▸ **AIM**: From the records, pick out and copy each line containing "this".

**********

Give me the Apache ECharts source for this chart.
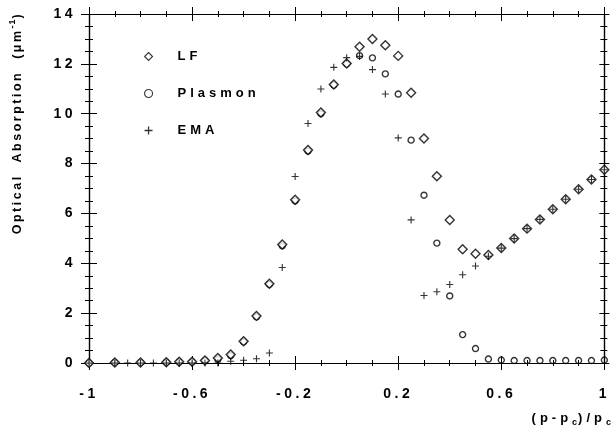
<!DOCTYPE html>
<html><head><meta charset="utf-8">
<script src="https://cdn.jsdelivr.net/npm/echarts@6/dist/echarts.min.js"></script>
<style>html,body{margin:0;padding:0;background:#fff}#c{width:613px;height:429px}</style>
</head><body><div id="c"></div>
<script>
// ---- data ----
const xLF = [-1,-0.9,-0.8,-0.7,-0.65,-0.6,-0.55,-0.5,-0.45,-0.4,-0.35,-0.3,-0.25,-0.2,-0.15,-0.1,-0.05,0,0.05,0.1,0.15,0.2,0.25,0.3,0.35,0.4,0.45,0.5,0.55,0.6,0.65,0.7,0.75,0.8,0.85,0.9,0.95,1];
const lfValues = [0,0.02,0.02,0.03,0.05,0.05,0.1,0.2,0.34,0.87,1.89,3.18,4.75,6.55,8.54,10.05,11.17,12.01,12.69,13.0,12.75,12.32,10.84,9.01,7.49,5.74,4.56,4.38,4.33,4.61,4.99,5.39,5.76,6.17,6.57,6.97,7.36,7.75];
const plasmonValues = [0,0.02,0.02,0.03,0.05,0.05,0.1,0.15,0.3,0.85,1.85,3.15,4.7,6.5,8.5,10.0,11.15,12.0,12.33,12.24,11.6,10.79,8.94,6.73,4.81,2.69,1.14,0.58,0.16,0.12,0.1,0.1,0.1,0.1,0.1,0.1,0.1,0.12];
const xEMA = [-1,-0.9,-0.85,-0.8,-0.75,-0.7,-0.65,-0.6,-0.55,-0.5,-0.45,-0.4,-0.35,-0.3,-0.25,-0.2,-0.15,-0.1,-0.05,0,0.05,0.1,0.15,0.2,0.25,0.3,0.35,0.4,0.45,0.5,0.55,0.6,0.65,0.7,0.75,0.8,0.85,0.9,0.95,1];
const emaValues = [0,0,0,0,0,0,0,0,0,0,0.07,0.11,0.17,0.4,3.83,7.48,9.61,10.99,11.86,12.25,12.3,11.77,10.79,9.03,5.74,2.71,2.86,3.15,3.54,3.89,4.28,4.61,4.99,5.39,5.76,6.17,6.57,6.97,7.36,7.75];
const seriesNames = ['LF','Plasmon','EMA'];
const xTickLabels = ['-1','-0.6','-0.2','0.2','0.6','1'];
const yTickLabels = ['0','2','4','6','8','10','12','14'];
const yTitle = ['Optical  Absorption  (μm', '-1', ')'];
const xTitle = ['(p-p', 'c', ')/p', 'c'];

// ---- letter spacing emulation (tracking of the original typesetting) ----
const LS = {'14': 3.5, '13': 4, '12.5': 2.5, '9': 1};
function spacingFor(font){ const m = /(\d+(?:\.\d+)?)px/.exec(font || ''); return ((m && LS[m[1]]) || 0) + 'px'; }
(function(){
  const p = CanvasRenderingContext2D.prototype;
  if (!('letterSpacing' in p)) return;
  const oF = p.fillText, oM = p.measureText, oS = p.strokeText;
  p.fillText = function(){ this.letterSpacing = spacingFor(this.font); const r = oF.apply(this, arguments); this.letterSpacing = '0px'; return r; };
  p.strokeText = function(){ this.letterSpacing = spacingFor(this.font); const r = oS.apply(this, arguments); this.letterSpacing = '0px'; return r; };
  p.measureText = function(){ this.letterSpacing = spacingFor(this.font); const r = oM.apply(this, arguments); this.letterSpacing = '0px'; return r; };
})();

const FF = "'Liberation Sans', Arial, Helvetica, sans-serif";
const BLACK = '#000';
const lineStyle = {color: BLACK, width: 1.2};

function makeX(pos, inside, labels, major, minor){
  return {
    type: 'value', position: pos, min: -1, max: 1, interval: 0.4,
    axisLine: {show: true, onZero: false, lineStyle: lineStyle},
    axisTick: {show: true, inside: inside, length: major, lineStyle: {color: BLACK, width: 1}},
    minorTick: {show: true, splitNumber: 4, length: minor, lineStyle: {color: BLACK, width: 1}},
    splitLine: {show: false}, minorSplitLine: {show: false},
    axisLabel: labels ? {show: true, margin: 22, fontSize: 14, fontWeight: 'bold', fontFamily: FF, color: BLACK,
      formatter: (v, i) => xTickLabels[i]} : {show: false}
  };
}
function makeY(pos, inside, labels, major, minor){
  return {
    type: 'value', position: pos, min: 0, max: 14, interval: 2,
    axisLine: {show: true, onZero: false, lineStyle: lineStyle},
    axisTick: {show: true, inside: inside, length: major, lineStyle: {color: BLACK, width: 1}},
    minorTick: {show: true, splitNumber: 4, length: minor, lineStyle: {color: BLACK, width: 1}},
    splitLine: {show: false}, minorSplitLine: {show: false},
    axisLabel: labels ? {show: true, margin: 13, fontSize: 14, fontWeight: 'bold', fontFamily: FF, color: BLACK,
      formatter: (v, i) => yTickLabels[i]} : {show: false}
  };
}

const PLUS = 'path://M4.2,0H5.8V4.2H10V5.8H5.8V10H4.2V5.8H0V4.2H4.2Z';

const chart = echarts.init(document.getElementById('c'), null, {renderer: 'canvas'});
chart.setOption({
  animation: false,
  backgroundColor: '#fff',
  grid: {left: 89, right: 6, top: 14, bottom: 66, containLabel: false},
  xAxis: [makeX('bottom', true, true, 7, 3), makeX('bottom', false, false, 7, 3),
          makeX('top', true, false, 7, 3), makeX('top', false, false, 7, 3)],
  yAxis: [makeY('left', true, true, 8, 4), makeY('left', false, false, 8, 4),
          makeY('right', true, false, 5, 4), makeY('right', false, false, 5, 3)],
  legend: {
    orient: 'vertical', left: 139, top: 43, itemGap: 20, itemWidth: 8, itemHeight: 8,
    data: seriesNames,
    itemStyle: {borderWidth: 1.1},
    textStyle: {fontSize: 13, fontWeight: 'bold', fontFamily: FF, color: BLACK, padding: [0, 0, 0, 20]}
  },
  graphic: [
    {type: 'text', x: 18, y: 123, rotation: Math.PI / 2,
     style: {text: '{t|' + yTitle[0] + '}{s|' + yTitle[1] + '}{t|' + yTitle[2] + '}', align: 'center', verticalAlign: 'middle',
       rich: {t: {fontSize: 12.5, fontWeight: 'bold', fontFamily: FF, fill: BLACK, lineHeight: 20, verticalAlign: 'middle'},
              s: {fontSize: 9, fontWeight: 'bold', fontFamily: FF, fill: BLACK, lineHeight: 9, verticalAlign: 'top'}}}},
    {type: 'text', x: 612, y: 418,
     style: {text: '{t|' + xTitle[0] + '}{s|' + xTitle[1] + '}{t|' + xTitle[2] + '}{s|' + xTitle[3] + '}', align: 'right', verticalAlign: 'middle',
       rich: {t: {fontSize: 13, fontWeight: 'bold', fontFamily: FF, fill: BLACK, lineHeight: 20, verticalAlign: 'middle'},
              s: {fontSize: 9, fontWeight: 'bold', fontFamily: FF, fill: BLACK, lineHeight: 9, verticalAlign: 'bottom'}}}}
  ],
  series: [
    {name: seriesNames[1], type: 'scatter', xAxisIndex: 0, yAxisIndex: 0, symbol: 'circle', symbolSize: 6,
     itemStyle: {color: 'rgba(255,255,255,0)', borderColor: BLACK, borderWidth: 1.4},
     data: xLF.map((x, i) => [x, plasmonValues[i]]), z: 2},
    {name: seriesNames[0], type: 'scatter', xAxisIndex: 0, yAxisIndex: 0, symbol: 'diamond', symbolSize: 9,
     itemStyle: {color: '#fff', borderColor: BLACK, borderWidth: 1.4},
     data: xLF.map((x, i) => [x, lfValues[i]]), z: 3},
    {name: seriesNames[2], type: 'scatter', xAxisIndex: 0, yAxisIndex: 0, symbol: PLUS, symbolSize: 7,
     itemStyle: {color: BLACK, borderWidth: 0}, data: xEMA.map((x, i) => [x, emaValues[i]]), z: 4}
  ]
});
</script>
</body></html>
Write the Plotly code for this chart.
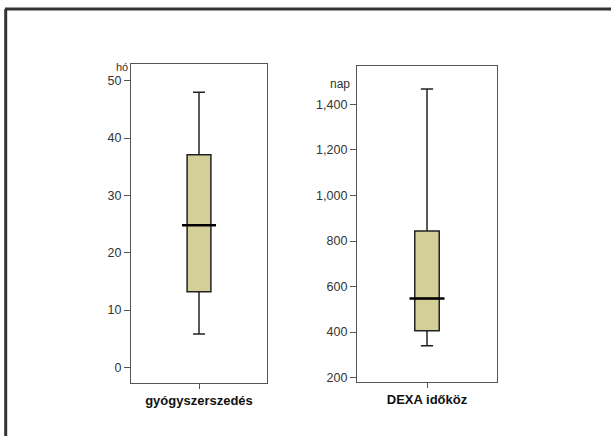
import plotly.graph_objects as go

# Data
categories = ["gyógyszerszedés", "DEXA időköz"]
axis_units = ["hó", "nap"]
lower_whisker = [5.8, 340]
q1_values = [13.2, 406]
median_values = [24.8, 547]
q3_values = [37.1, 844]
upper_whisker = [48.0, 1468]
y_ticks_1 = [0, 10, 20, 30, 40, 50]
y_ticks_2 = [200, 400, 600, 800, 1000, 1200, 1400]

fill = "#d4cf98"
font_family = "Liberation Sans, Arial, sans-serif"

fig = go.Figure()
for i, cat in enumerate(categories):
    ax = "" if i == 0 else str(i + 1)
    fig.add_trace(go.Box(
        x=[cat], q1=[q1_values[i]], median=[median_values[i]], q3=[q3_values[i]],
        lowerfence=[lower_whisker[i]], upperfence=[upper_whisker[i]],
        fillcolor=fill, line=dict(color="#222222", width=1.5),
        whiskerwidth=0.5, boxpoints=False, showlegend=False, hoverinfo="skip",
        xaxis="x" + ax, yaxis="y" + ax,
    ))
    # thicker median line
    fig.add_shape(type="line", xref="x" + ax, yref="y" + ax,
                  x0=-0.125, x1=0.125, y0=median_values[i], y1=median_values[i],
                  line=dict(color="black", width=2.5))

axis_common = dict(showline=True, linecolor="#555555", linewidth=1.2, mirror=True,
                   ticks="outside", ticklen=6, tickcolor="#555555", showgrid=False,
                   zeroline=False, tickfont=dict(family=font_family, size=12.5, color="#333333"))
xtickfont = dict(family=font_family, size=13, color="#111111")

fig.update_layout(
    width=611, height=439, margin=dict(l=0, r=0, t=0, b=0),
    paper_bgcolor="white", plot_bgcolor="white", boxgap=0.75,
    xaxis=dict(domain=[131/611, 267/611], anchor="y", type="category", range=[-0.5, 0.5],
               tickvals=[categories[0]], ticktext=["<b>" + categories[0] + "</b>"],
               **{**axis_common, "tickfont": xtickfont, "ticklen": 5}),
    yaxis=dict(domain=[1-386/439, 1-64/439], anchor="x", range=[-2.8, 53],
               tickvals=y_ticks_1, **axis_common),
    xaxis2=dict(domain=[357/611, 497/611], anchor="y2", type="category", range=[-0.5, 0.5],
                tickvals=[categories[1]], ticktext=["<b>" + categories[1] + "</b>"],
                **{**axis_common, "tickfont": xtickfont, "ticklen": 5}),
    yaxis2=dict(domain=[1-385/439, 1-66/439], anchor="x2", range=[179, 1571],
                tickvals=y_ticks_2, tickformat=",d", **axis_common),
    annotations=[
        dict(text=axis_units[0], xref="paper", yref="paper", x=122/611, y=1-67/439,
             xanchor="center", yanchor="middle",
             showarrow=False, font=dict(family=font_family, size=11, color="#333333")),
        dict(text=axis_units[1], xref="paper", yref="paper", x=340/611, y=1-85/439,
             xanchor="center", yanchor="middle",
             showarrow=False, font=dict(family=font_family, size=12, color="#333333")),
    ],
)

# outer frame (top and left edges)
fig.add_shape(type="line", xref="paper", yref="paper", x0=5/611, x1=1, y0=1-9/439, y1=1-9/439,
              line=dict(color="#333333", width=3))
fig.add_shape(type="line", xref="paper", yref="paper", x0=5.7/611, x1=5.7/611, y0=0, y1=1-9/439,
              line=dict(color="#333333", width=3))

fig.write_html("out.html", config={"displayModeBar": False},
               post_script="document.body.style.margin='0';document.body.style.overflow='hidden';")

**********

▸ **THE REPLY**:
Give me the Apache ECharts source for this chart.
  p.fillText = function(){ this.letterSpacing = spacingFor(this.font); const r = oF.apply(this, arguments); this.letterSpacing = '0px'; return r; };
  p.strokeText = function(){ this.letterSpacing = spacingFor(this.font); const r = oS.apply(this, arguments); this.letterSpacing = '0px'; return r; };
  p.measureText = function(){ this.letterSpacing = spacingFor(this.font); const r = oM.apply(this, arguments); this.letterSpacing = '0px'; return r; };
Write the Plotly code for this chart.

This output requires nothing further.